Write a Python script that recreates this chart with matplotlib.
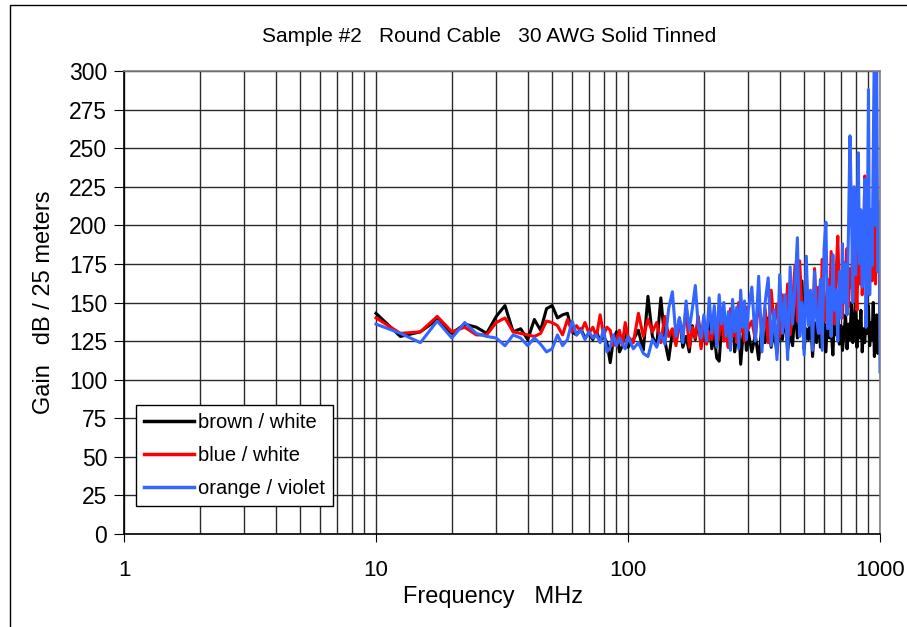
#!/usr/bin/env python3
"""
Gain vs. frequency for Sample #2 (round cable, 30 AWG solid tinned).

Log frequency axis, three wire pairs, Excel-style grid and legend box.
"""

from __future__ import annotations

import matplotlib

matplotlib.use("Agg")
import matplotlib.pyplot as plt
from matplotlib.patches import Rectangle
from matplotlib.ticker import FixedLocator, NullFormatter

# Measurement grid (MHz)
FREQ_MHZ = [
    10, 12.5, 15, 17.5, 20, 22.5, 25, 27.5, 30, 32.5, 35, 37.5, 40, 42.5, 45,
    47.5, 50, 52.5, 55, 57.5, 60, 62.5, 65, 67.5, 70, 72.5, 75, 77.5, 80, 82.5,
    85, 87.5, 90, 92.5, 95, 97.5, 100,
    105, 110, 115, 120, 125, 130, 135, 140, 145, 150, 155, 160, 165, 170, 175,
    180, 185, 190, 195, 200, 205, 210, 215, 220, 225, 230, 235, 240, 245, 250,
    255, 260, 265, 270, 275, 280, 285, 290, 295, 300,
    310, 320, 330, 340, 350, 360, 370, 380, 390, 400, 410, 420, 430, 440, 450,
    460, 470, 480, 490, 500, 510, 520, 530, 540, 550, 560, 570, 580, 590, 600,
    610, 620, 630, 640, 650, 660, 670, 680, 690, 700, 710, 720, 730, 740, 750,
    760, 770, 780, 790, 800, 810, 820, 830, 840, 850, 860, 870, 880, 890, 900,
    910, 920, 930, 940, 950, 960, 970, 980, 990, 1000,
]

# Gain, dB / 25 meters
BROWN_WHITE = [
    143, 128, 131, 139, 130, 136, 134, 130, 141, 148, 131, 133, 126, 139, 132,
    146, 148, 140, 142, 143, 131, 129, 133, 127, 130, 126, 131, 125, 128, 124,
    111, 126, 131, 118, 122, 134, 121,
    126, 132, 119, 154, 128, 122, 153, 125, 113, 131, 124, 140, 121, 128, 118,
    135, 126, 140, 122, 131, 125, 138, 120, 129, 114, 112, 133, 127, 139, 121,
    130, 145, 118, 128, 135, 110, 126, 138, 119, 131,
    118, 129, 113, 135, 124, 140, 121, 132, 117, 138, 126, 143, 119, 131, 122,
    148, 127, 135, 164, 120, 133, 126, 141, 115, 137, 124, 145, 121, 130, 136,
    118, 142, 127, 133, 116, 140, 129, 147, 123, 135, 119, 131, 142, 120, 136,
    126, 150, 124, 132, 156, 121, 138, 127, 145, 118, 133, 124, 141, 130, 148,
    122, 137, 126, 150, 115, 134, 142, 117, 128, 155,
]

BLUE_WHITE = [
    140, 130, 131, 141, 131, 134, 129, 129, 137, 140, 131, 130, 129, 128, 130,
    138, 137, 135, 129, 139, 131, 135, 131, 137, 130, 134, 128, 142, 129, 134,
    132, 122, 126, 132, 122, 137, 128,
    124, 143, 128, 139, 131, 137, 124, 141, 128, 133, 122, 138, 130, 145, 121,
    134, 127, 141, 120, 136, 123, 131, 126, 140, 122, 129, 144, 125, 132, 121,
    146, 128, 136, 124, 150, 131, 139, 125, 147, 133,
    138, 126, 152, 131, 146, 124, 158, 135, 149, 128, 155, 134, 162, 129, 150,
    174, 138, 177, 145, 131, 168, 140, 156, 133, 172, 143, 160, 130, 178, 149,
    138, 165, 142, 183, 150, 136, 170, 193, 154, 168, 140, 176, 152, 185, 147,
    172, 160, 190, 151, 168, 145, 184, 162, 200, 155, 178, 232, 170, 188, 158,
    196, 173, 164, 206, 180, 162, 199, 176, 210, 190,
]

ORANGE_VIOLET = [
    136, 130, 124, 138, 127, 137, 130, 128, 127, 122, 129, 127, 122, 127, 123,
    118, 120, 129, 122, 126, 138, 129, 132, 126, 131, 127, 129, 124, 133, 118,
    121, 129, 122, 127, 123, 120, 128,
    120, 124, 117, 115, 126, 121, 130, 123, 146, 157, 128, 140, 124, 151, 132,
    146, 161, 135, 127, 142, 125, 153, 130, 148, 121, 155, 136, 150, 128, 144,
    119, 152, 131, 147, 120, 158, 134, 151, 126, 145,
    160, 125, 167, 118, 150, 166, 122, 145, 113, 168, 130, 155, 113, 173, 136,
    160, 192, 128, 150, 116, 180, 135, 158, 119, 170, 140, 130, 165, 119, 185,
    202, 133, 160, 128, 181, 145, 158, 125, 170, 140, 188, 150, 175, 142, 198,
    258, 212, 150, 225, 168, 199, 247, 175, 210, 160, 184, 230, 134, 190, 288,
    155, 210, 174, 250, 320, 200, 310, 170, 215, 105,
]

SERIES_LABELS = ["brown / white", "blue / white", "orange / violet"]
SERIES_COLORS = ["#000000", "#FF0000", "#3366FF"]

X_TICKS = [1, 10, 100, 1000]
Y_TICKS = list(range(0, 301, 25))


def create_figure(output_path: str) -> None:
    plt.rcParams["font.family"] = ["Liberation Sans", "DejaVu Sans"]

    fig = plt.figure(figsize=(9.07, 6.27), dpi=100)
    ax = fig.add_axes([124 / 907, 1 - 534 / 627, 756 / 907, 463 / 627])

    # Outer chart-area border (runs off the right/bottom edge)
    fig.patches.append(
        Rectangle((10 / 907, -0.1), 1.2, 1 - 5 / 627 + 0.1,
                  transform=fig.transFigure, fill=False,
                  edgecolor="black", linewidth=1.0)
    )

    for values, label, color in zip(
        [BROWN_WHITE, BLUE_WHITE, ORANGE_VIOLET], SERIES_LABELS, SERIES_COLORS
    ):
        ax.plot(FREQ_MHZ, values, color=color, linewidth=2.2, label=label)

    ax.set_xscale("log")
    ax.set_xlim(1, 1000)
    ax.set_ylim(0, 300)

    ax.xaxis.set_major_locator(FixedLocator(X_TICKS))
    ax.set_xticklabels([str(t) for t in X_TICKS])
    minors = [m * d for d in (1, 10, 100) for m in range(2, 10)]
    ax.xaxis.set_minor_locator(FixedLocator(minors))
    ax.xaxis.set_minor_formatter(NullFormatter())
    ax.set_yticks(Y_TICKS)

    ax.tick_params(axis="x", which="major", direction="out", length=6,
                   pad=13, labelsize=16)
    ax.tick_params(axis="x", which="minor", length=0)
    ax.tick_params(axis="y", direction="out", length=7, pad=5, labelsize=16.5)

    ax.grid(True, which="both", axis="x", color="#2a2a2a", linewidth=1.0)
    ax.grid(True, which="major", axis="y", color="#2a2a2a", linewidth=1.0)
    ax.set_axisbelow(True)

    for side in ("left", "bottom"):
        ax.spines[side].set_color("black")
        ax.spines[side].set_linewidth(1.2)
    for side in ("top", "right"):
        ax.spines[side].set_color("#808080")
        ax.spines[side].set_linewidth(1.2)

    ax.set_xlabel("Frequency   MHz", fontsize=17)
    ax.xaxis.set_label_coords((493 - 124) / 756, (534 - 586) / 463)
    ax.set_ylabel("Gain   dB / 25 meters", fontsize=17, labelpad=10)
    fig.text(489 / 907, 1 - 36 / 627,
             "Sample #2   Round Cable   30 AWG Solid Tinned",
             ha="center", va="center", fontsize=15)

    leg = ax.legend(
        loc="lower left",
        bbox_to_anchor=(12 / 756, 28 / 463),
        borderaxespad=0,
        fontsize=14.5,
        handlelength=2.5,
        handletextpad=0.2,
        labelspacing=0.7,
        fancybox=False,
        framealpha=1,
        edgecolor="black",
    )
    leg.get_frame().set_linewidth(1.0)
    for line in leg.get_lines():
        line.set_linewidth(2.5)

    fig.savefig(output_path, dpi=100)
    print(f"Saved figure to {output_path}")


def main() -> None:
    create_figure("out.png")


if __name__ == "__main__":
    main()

____

» **GIVEN REQUEST**
Copy nothing but the lines from the first one in the listing through the line with "from matplotlib.ticker import", and omit the pictures.

» **SOLUTION BELOW**
Write a Python script that recreates this chart with matplotlib.
#!/usr/bin/env python3
"""
Gain vs. frequency for Sample #2 (round cable, 30 AWG solid tinned).

Log frequency axis, three wire pairs, Excel-style grid and legend box.
"""

from __future__ import annotations

import matplotlib

matplotlib.use("Agg")
import matplotlib.pyplot as plt
from matplotlib.patches import Rectangle
from matplotlib.ticker import FixedLocator, NullFormatter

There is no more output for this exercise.